2003 – The social and economic impact of student debt

Attachment: CAPA Paper

By 30 June 2003 Australian students and graduates will owe more than $9 billion to the Commonwealth Government for the cost of their Higher Education Contribution Scheme (HECS) fees. The higher education reform package, to be released this year by the Federal Minister for Education, Dr Brendan Nelson, is predicted to increase student debt considerably by:

  • allowing universities to charge ‘top-up’ fees in addition to HECS fees, increasing student fees by up to 25%;
  • doubling the number of full fee paying places at Australian universities; and
  • introducing new student loans for ‘top-up’ fees and full fee paying places which will accrue interest at close to market rates.

Student debt affects the capacity of graduates to own a home, have a family, and access private finance such as mortgages, personal loans and credit cards.

In Australia, compulsory student debt repayments delay the capacity of graduates to save a first home deposit and make mortgage repayments. This has influenced the following trends.

  • The proportion of 20-24 year olds living at home increased from 42% in 1986 to 47% in 1999, while the proportion of 25-29 year olds living at home increased from 12% to 17% over the same period.
  • The median age of first home buyers had risen from 30.2 years in 1988 to 31.8 years in 1996-97.
  • The current national level of home ownership is beginning to fall after three decades of remaining stable at 70%.
  • Home ownership is predicted to fall to under 60% over the next 30 years, and to become closer to 50% in Sydney over the same period.

Student debt has also meant that Australians are delaying having their first child, and choosing to have fewer children.

  • Australia’s fertility rate reached a record low in 2001 with women having an average of 1.73 children, and men an average of 1.67 children. This is significantly lower than the average of 2.1 children per couple needed to replace our current population.
  • The median age of Australian mothers at the birth of their first child rose from 24 in 1975 to 29 in 2000.

The proposed changes to student loan schemes in Australia – in particular the decision to charge interest on student loans – will make the Australian loan system more like the New Zealand system. Both countries have an income-contingent repayment scheme, however student loans in New Zealand accrue interest while Australian student debt is adjusted for CPI but is currently interest-free.

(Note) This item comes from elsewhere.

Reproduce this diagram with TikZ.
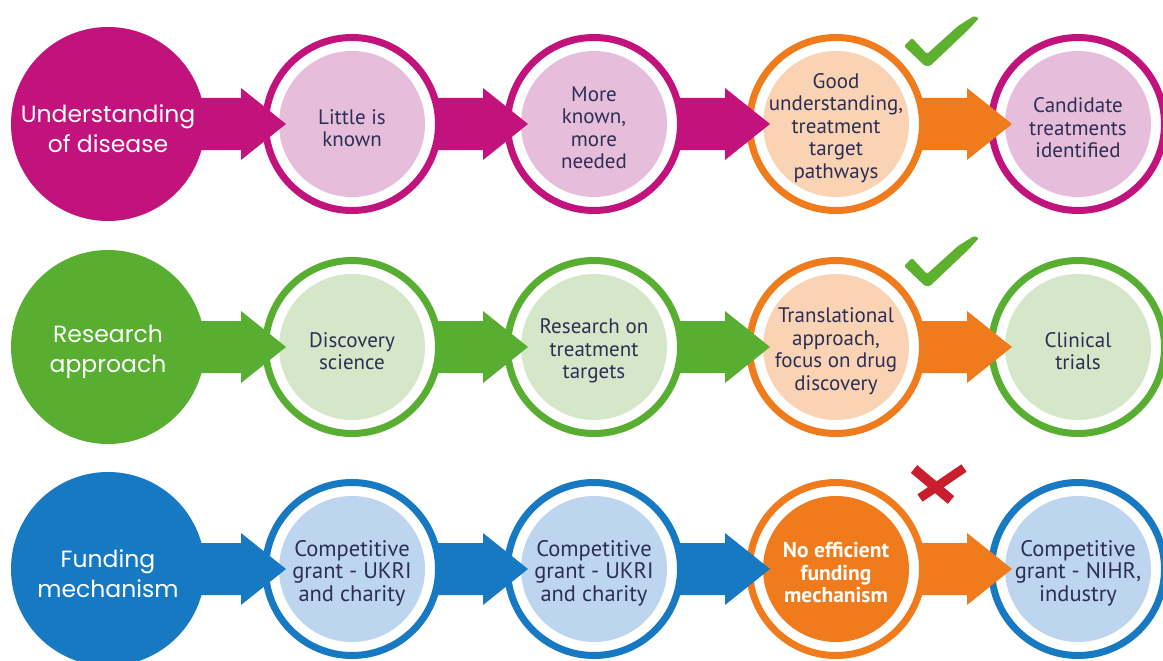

The New Zealand student loan scheme has been the subject of intense domestic and international criticism.

  • In 1999, economic modelling in New Zealand revealed that it would take the average male university student 17 years to repay a loan of $20,000, while it would take the average female student 51 years to repay a loan of the same size.
  • A survey of New Zealand bank managers and loans officers in 2002 found that 51% of those who had received applications from clients with student loans had cited student loans as a contributing factor in declining finance and, of these respondents, mortgages were the most likely to be declined (34%).
  • The New Zealand Government has acknowledged that student debt is a “push factor” for increasing emigration, as people with student debt move overseas to avoid repaying their debt, or to earn higher salaries with which to make their debt repayments. Between 1997-1998 and 1999-2000, nearly 4 per cent of the total New Zealand professional workforce emigrated to Australia alone.

In 2000, the number of Australian-born people emigrating from Australia was the highest ever recorded, having doubled since 1995. These people were more likely to be aged 25-34 years, and more likely to be moving to the USA, Singapore and Canada – destinations which indicate that employment was a major motivator for emigration.

Student debt is not just an issue that affects students and their families. As doctors, lawyers, dentists and vets accrue increasing amounts of debt for their degrees, compulsory debt repayments will compel them to increase the fees they charge their clients.

All Australian taxpayers will have to pay the costs associated with an ageing population, as student debt restricts the number of children that families can afford to raise and contributes to more graduates leaving Australia. An ageing population will mean that public spending on health, housing, aged care and superannuation will increase at the same time as the working-age population funding this spending through taxation decreases.

Before student debt is considered as a policy solution for inadequate public investment in higher education, the wider social and economic impact of this debt should be researched and monitored.

CAPA believes that increasing student debt is not an appropriate substitute for public investment in higher education.